Structure, Contrast and Movement


When people ask me what I paint, I ofen stumble through a very inadequate response. I tell them that I do still life and landscape. Soon, I'll be putting people in some of my work. This doesn't begin to describe what I'm really interested in as an artist. "Structure, contrast and movement" would be a more accurate description. 


  I’d like to take a look at a recent pastel, Nasturtiums (figure 1) shown by the Abbozzo Gallery
  at the 2005 Toronto International Art Fair. I’ll talk about the role played by structure, contrast
  and movement in this painting. Before I start, a few words about colour: it would be possible to
  do a dozen tutorials on the subject, so I won’t talk about it much here. One tipthough; oranges
  and reds work beautifully with grays.








  To help us focus on elements other than colour, I’ve  used Adobe Photoshop to convert the picture
  to a grayscale image (figure 2). The use of tonal contrast is  quite obvious in this image but I’ve
  also used contrasting  shapes to build the picture. The strong, geometric shapes of the window sill,
  cylindrical vase and window contrast  sharply with the flowing, organic shape of the nasturtiums. 

  This is a pictorial strategy that I use regularly. I definitely have a thing about windows!

  Contrasting quiet, open areas with busy, complex passages is another kind of contrast employed by
  artists like Richard Diebenkorn. He used large central areas of atmospheric colour surrounded by
  complicated linear structures on the outer edges of his pictures.

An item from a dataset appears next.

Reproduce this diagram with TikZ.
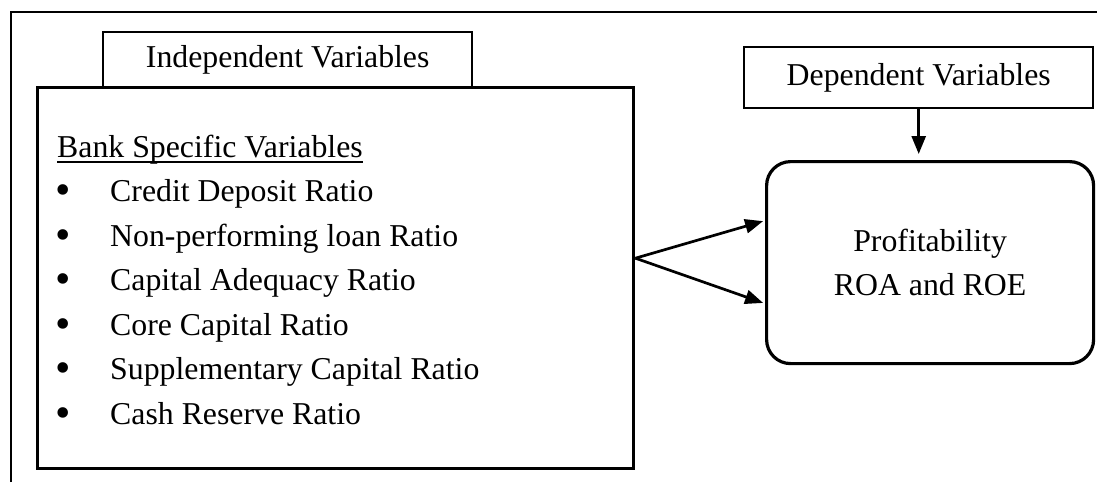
\documentclass[tikz,border=0pt]{standalone}
\usepackage{fontspec}
\setmainfont{Liberation Serif}
\usetikzlibrary{arrows.meta,positioning}

% underlined heading: 2pt rule about 5pt under the baseline
\newcommand{\uln}[1]{\setbox0\hbox{#1}\rlap{\rule[-6pt]{\wd0}{2pt}}\box0}
% bullet of the list, then the gap before the item text
\newcommand{\bul}{\makebox[12pt]{\raisebox{-3pt}{\fontsize{44}{44}\selectfont\textbullet}}\hspace{41pt}}

\tikzset{
  frame/.style={draw, line width=2pt},
  labelbox/.style={draw, line width=2.4pt, inner sep=0pt},
  mainbox/.style={draw, line width=3.4pt, inner sep=0pt},
  resultbox/.style={draw, line width=3.2pt, rounded corners=24pt, inner sep=0pt, align=center},
  link/.style={line width=2.7pt, -{Triangle[length=18pt,width=14pt]}}
}

\begin{document}
\begin{tikzpicture}[x=1pt,y=-1pt,font=\fontsize{31.8}{44.5}\selectfont]
  \useasboundingbox (0,0) rectangle (1097,482);

  % page frame, open to the right and at the bottom
  \coordinate (fl) at (11,482);
  \coordinate (fr) at (1097,12);
  \draw[frame] (fl) |- (fr);

  % independent side
  \node[labelbox, minimum width=369, minimum height=55, anchor=north west] (indep) at (102,31) {Independent Variables};
  \node[mainbox, minimum width=596, minimum height=381, anchor=north west] (bank) at (36,86) {};
  % base of the last line
  \node[anchor=base west, inner sep=0pt, align=left] (vars) at (57,424)
    {\uln{Bank Specific Variables}\\
     \bul Credit Deposit Ratio\\
     \bul Non-performing loan Ratio\\
     \bul Capital Adequacy Ratio\\
     \bul Core Capital Ratio\\
     \bul Supplementary Capital Ratio\\
     \bul Cash Reserve Ratio};

  % dependent side
  \node[labelbox, minimum width=349, minimum height=61, anchor=north west] (dep) at (743,46) {Dependent Variables};
  \node[resultbox, minimum width=327, minimum height=202, anchor=north west] (profit) at (765,160)
    {Profitability\\ROA and ROE};

  \coordinate (split) at ([yshift=20pt]bank.east);
  \draw[link, shorten >=2pt] (split) -- ([yshift=42pt]profit.west);
  \draw[link, shorten >=2pt] (split) -- ([yshift=-41pt]profit.west);
  \draw[link, shorten >=6pt] (dep.south) -- (dep.south |- profit.north);
\end{tikzpicture}
\end{document}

Think of a landscape with  98% sky
  and 2% horizon at the bottom of the image; definitely not for the faint-hearted!





  To help illustrate the importance of structure in painting, I’ve used Photoshop to highlight important
  shapes that give the picture its foundation or structure (figure 3). At first glance, it may seem that
  I’m talking about the same thing as in the previous paragraph. But I’m really not. These shapes
  were partially invented to connect the focal point of the image to the edges of my paper. This
  strategy is especially useful in landscape painting. I try to simplify areas of shadow into larger,
  abstract shadow shapes that lend a sense of order to my painting. When I use the word design,
  this is what I’m talking about. Cezanne and Vermeer are two examples of painters who made
  beautifully structured pictures where each element fits together like the pieces of a jigsaw puzzle.

  If you struggle with this concept or like to paint less structured pictures, try using a square format.
  Abstract painters have known for a long time that a square doesn’t impose structure the same way
  that wide or tall rectangles do.


Movement is the third aspect of this picture that we can look at. In the original image, you can see the rolling, circular movement of
the flowers. It’s something I wanted to be sure to communicate in my painting. I’ve always felt that successful painting, sculpture or
film has an almost musical rhythm and tension at its core. If you look at the blue swirl on the glass vase, the reflected light on the
window sill and the mass of flowers, I hope you’ll see what I’m talking about.